• **INSTRUCTIONS FOR THE TASK**
Output, please, exactly those lines of the listing that come before the line with "const xTicks = [0, 10, 20, 30, 40, 50];", along with that line itself.

• **GIVEN DATA**
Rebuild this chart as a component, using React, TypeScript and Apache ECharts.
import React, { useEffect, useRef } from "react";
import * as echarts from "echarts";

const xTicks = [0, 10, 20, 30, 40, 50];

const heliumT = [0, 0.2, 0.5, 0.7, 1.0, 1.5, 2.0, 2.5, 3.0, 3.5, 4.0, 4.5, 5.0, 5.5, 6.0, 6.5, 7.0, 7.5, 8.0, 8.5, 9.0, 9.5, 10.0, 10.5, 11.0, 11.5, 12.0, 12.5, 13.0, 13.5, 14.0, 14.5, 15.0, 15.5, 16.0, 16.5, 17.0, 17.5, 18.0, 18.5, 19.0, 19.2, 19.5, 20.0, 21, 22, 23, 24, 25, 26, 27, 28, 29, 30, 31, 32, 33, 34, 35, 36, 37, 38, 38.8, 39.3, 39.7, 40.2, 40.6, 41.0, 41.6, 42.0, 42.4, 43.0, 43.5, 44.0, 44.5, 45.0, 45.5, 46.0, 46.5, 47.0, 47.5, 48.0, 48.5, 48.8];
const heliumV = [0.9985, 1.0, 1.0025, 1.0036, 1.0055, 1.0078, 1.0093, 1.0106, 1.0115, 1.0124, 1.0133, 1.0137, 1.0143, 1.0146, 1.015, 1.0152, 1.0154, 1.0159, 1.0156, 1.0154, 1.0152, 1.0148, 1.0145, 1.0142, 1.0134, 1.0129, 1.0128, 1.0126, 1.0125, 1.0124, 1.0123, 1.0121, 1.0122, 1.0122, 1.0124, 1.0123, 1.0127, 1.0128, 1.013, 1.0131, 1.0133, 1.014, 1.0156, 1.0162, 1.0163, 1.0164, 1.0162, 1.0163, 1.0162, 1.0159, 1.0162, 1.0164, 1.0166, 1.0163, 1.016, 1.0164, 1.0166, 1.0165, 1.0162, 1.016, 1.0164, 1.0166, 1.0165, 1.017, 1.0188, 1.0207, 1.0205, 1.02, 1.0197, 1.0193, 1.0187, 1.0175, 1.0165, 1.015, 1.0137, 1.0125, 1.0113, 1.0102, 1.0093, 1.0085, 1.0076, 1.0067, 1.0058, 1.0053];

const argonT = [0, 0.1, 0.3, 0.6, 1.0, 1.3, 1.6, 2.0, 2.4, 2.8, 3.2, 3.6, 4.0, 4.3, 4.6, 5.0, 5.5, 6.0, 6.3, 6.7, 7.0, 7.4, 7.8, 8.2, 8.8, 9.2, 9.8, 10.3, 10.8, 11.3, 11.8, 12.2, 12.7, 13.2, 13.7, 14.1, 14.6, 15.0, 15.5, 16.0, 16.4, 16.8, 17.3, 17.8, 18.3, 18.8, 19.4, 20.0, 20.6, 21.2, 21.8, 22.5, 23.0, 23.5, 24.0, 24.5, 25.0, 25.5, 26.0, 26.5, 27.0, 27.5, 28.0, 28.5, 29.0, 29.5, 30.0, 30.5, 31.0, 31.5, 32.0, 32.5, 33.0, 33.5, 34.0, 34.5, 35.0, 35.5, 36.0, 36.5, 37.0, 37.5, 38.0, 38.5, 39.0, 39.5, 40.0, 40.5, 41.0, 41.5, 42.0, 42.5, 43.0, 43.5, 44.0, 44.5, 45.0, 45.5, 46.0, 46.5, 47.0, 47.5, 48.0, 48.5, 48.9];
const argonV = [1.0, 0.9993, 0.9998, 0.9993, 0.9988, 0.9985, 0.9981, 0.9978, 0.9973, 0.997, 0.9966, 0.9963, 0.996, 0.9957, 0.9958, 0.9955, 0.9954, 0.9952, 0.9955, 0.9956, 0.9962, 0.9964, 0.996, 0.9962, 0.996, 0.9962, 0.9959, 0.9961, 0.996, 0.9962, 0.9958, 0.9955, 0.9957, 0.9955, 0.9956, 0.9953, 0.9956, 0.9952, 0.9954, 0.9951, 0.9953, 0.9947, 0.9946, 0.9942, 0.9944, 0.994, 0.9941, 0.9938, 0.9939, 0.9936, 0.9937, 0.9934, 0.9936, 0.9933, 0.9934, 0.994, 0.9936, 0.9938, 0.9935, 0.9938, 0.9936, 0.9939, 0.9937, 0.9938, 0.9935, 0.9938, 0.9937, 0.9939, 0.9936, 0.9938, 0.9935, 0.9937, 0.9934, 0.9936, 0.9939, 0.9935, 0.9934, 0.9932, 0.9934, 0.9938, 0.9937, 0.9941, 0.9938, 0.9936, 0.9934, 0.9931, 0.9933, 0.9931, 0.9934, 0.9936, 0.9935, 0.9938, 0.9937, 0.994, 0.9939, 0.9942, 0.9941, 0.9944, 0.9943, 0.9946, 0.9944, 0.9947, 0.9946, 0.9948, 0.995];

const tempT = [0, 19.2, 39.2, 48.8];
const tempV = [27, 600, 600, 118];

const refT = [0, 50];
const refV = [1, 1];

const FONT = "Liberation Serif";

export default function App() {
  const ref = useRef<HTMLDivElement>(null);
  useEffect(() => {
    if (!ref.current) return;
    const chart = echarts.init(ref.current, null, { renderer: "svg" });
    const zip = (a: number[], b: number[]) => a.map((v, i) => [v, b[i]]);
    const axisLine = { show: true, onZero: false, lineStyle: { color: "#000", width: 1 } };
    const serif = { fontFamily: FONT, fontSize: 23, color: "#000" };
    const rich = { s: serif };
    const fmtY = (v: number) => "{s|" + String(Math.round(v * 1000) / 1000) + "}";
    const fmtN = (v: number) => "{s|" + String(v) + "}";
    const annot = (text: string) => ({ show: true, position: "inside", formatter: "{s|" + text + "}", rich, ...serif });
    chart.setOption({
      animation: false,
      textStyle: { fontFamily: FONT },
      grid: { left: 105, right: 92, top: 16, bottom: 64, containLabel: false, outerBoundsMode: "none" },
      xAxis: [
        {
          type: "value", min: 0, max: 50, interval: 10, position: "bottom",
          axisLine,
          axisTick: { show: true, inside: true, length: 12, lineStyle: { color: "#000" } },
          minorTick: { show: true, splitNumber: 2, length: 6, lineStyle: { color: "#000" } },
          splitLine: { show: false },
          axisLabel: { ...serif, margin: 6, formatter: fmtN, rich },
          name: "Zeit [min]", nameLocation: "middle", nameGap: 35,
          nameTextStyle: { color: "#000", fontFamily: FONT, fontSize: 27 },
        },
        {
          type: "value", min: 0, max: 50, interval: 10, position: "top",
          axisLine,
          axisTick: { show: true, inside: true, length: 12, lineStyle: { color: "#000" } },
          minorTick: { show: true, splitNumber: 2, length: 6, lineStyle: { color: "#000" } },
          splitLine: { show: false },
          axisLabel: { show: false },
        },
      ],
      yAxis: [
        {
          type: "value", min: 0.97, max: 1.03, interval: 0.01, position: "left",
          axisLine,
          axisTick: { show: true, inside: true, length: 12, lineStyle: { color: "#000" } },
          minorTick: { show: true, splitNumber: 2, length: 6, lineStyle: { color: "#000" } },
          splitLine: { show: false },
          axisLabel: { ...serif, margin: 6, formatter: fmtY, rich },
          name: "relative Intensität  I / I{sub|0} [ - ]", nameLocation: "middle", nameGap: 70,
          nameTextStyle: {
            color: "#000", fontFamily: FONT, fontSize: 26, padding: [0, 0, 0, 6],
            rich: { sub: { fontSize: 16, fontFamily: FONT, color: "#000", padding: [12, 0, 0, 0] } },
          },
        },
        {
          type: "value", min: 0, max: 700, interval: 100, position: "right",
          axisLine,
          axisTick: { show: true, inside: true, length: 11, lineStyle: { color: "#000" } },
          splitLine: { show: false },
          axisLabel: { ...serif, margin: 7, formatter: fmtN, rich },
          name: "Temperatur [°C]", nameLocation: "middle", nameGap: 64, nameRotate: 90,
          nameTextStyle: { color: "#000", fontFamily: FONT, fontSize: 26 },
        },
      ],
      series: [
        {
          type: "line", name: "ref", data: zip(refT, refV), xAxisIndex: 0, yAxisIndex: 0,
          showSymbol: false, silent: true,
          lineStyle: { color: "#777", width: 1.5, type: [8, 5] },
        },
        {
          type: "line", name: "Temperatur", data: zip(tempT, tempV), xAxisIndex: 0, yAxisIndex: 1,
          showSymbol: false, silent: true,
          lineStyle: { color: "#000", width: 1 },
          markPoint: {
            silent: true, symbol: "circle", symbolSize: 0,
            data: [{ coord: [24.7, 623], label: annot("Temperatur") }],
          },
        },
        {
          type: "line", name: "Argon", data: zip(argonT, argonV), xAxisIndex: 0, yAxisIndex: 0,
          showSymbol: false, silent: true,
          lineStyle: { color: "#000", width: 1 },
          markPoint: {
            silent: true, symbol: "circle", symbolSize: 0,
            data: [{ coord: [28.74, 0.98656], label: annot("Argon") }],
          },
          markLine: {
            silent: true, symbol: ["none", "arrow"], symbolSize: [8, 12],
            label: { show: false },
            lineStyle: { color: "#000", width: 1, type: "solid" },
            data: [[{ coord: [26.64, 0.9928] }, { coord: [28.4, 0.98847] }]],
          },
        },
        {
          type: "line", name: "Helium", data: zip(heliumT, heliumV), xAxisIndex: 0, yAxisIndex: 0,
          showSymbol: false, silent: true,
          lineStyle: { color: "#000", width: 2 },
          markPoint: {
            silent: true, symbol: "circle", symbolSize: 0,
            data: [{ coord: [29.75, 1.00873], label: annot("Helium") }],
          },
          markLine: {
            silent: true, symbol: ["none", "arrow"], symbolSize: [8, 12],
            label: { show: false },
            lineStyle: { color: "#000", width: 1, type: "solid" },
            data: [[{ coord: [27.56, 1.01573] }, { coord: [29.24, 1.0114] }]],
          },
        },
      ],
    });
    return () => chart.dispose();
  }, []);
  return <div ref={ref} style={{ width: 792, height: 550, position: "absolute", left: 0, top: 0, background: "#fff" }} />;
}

• **THE SOLUTION**
Rebuild this chart as a component, using React, TypeScript and Apache ECharts.
import React, { useEffect, useRef } from "react";
import * as echarts from "echarts";

const xTicks = [0, 10, 20, 30, 40, 50];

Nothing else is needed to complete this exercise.